Where does that leave individuals or governments concerned to protect civilians against US-led airstrikes? There seems to be three alternatives, in ascending order of radicalism. The path of least resistance would be to accept collateral damage as a systemic and inherent dimension of external military interventions of this kind. “Stuff happens”, as then Secretary of Defense Donald Rumsfeld said when Baghdad was looted in the wake of the American invasion in 2003. A more active approach would stress political action to improve monitoring and accountability and change “system design” through better targeting and related measures. Yet the prospect for change is subject to structural limitations. Military establishments are disinclined to allow external monitoring of their operations by sharing information, as the UN mission in Afghanistan experienced.

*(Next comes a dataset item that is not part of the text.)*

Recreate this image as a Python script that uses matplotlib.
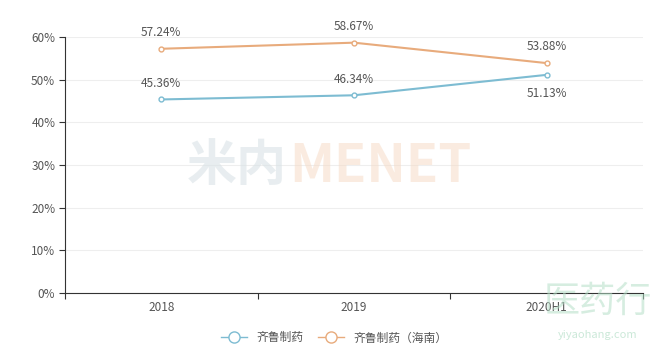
import matplotlib.pyplot as plt
from matplotlib.lines import Line2D
import numpy as np

plt.rcParams['font.family'] = ['Noto Sans CJK SC', 'DejaVu Sans']

categories = ["2018", "2019", "2020H1"]
qilu = [45.36, 46.34, 51.13]
qilu_hainan = [57.24, 58.67, 53.88]
series_names = ["齐鲁制药", "齐鲁制药（海南）"]

blue = "#7dbcd2"
orange = "#e8ab7c"

fig = plt.figure(figsize=(6.68, 3.55), dpi=100)
ax = fig.add_axes([0.0973, 0.1746, 0.8653, 0.7212])

x = np.arange(len(categories))
ax.plot(x, qilu, color=blue, lw=1.5, marker="o", ms=3.5, mfc="white", mec=blue)
ax.plot(x, qilu_hainan, color=orange, lw=1.5, marker="o", ms=3.5, mfc="white", mec=orange)

# value labels
for i, v in enumerate(qilu_hainan):
    ax.annotate(f"{v:.2f}%", (x[i], v), xytext=(0, 7), textcoords="offset points",
                ha="center", va="bottom", fontsize=8.5, color="#555555")
for i, v in enumerate(qilu):
    off = -9 if i == 2 else 7
    ax.annotate(f"{v:.2f}%", (x[i], v), xytext=(0, off), textcoords="offset points",
                ha="center", va="top" if off < 0 else "bottom", fontsize=8.5, color="#555555")

ax.set_xlim(-0.5, 2.5)
ax.set_ylim(0, 60)
ax.set_yticks(range(0, 61, 10))
ax.set_yticklabels([f"{t}%" for t in range(0, 61, 10)])
ax.set_xticks([-0.5, 0.5, 1.5, 2.5])
ax.set_xticklabels([])
ax.set_xticks(x, minor=True)
ax.set_xticklabels(categories, minor=True)
ax.tick_params(axis="x", which="minor", length=0, pad=6, labelsize=8.5, labelcolor="#555555")
ax.tick_params(axis="x", which="major", length=4, color="#333333")
ax.tick_params(axis="y", length=4, color="#333333", labelsize=8.5, labelcolor="#555555", pad=3)

ax.grid(axis="y", color="#eeeeee", lw=0.8)
ax.set_axisbelow(True)
for s in ["top", "right"]:
    ax.spines[s].set_visible(False)
ax.spines["left"].set_color("#333333")
ax.spines["bottom"].set_color("#333333")

# watermarks
fig.text(0.355, 0.53, "米内", fontsize=36, fontweight="bold", color="#d9e2e6",
         alpha=0.6, ha="center", va="center", zorder=0)
fig.text(0.57, 0.53, "MENET", fontsize=38, fontweight="bold", color="#f6d9c3",
         alpha=0.5, ha="center", va="center", zorder=0)
fig.text(0.895, 0.15, "医药行", fontsize=26, color="#b5dfc8", alpha=0.55, ha="center", va="center", zorder=0)
fig.text(0.895, 0.055, "yiyaohang.com", fontsize=8, color="#b5dfc8", alpha=0.7, ha="center", va="center")

handles = [Line2D([], [], color=c, lw=1, marker="o", ms=8, mfc="white", mec=c) for c in (blue, orange)]
fig.legend(handles, series_names, loc="lower center", bbox_to_anchor=(0.5, 0.0), ncol=2, frameon=False,
           fontsize=8.5, handlelength=2.2, columnspacing=1.2, labelcolor="#555555")

fig.savefig("out.png", dpi=100)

Altering the balance of risk in the system design to favour civilians comes with a cost – the increase in risk to own forces or expensive aircraft. The third alternative is to employ means of statecraft other than military force to manage conflicts in weak or collapsing states. Political solutions, of course, are not easily found, but the cost of war as demonstrated by the difficulty of avoiding “normal accidents” tips the scale at least a bit further in favour of the saliency of diplomacy over military force.
*1 Mike Martin, An Intimate War. An oral history of the Helmand Conflict. London: Hurst&Co, 2014
*2 Neta Crawford, Accountability for Killing. New York: Oxford University Press, 2013.
*3 The concept of «normal accident» as developed by Charles Perrow designates an operation where negative consequences are unintended, yet probable and foreseeable because they flow from the operational design. Charles Perrow, Normal Accidents: Living with High Risk Technologies. Princeton, NJ: Princeton University Press, 1999.
*4 Well-known examples are the fact-finding commissions established by the UN Human Rights Council to investigate possible violations of international humanitarian law duringr Israel’s war against Palestine in 2009 and 2014.
*5 See e.g. Michael Newton and Larry May, Proportionality in International Law, New York: Oxford University Press, 2014.